• **Material provided**
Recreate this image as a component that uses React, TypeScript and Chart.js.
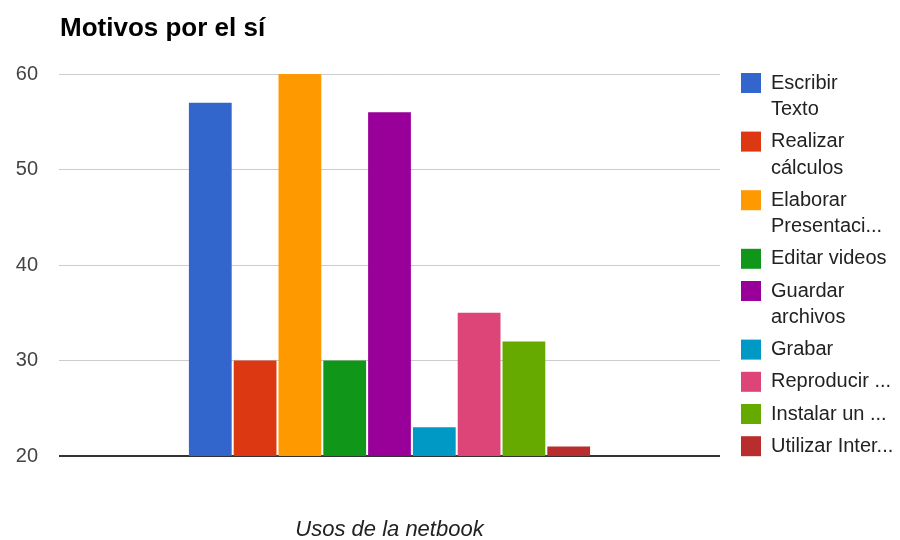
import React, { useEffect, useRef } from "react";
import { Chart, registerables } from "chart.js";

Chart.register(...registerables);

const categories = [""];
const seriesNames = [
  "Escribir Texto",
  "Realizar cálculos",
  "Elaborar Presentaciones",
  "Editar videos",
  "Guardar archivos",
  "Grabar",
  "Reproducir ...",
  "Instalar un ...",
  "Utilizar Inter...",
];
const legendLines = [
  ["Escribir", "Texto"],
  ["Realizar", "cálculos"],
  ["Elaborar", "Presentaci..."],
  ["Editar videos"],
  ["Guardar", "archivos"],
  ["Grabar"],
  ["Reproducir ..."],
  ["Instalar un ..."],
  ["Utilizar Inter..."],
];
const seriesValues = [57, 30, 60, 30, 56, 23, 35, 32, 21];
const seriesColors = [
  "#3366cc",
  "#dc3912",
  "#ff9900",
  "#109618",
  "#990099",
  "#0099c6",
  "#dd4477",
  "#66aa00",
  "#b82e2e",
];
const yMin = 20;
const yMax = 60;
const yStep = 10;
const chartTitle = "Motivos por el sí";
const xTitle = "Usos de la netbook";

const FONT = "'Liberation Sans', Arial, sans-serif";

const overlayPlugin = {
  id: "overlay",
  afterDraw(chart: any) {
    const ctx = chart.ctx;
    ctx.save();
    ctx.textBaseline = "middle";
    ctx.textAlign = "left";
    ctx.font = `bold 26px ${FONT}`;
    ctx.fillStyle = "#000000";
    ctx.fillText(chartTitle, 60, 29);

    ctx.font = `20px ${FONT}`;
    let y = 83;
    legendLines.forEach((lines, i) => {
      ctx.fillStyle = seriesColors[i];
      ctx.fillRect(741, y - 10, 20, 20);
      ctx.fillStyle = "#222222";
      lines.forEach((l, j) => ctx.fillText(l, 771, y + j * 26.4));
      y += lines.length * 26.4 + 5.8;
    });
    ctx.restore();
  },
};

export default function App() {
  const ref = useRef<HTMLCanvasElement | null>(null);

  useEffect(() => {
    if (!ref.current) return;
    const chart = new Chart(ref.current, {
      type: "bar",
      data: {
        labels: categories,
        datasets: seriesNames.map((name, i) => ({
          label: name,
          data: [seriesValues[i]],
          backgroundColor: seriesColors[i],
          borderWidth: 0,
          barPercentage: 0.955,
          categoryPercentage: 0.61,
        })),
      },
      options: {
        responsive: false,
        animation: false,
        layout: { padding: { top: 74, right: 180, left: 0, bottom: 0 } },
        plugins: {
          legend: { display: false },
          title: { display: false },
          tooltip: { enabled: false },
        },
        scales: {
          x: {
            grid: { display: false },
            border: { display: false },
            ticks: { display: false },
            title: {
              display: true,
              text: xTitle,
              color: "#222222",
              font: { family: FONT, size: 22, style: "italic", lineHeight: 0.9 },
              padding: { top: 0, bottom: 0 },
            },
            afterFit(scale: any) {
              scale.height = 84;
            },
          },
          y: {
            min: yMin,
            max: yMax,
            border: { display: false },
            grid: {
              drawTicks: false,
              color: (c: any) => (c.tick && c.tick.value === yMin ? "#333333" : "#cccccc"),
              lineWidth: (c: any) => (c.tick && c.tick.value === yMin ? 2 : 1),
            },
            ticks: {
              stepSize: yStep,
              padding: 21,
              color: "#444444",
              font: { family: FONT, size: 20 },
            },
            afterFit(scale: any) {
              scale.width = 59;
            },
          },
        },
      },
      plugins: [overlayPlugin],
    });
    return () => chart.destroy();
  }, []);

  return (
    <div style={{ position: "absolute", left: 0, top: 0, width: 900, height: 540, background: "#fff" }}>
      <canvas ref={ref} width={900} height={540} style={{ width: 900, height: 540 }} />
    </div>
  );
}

• **Exercise requirements**
Keep the pictures out of the copy and return the rest of the data above exactly.

• **Full answer**
Recreate this image as a component that uses React, TypeScript and Chart.js.
import React, { useEffect, useRef } from "react";
import { Chart, registerables } from "chart.js";

Chart.register(...registerables);

const categories = [""];
const seriesNames = [
  "Escribir Texto",
  "Realizar cálculos",
  "Elaborar Presentaciones",
  "Editar videos",
  "Guardar archivos",
  "Grabar",
  "Reproducir ...",
  "Instalar un ...",
  "Utilizar Inter...",
];
const legendLines = [
  ["Escribir", "Texto"],
  ["Realizar", "cálculos"],
  ["Elaborar", "Presentaci..."],
  ["Editar videos"],
  ["Guardar", "archivos"],
  ["Grabar"],
  ["Reproducir ..."],
  ["Instalar un ..."],
  ["Utilizar Inter..."],
];
const seriesValues = [57, 30, 60, 30, 56, 23, 35, 32, 21];
const seriesColors = [
  "#3366cc",
  "#dc3912",
  "#ff9900",
  "#109618",
  "#990099",
  "#0099c6",
  "#dd4477",
  "#66aa00",
  "#b82e2e",
];
const yMin = 20;
const yMax = 60;
const yStep = 10;
const chartTitle = "Motivos por el sí";
const xTitle = "Usos de la netbook";

const FONT = "'Liberation Sans', Arial, sans-serif";

const overlayPlugin = {
  id: "overlay",
  afterDraw(chart: any) {
    const ctx = chart.ctx;
    ctx.save();
    ctx.textBaseline = "middle";
    ctx.textAlign = "left";
    ctx.font = `bold 26px ${FONT}`;
    ctx.fillStyle = "#000000";
    ctx.fillText(chartTitle, 60, 29);

    ctx.font = `20px ${FONT}`;
    let y = 83;
    legendLines.forEach((lines, i) => {
      ctx.fillStyle = seriesColors[i];
      ctx.fillRect(741, y - 10, 20, 20);
      ctx.fillStyle = "#222222";
      lines.forEach((l, j) => ctx.fillText(l, 771, y + j * 26.4));
      y += lines.length * 26.4 + 5.8;
    });
    ctx.restore();
  },
};

export default function App() {
  const ref = useRef<HTMLCanvasElement | null>(null);

  useEffect(() => {
    if (!ref.current) return;
    const chart = new Chart(ref.current, {
      type: "bar",
      data: {
        labels: categories,
        datasets: seriesNames.map((name, i) => ({
          label: name,
          data: [seriesValues[i]],
          backgroundColor: seriesColors[i],
          borderWidth: 0,
          barPercentage: 0.955,
          categoryPercentage: 0.61,
        })),
      },
      options: {
        responsive: false,
        animation: false,
        layout: { padding: { top: 74, right: 180, left: 0, bottom: 0 } },
        plugins: {
          legend: { display: false },
          title: { display: false },
          tooltip: { enabled: false },
        },
        scales: {
          x: {
            grid: { display: false },
            border: { display: false },
            ticks: { display: false },
            title: {
              display: true,
              text: xTitle,
              color: "#222222",
              font: { family: FONT, size: 22, style: "italic", lineHeight: 0.9 },
              padding: { top: 0, bottom: 0 },
            },
            afterFit(scale: any) {
              scale.height = 84;
            },
          },
          y: {
            min: yMin,
            max: yMax,
            border: { display: false },
            grid: {
              drawTicks: false,
              color: (c: any) => (c.tick && c.tick.value === yMin ? "#333333" : "#cccccc"),
              lineWidth: (c: any) => (c.tick && c.tick.value === yMin ? 2 : 1),
            },
            ticks: {
              stepSize: yStep,
              padding: 21,
              color: "#444444",
              font: { family: FONT, size: 20 },
            },
            afterFit(scale: any) {
              scale.width = 59;
            },
          },
        },
      },
      plugins: [overlayPlugin],
    });
    return () => chart.destroy();
  }, []);

  return (
    <div style={{ position: "absolute", left: 0, top: 0, width: 900, height: 540, background: "#fff" }}>
      <canvas ref={ref} width={900} height={540} style={{ width: 900, height: 540 }} />
    </div>
  );
}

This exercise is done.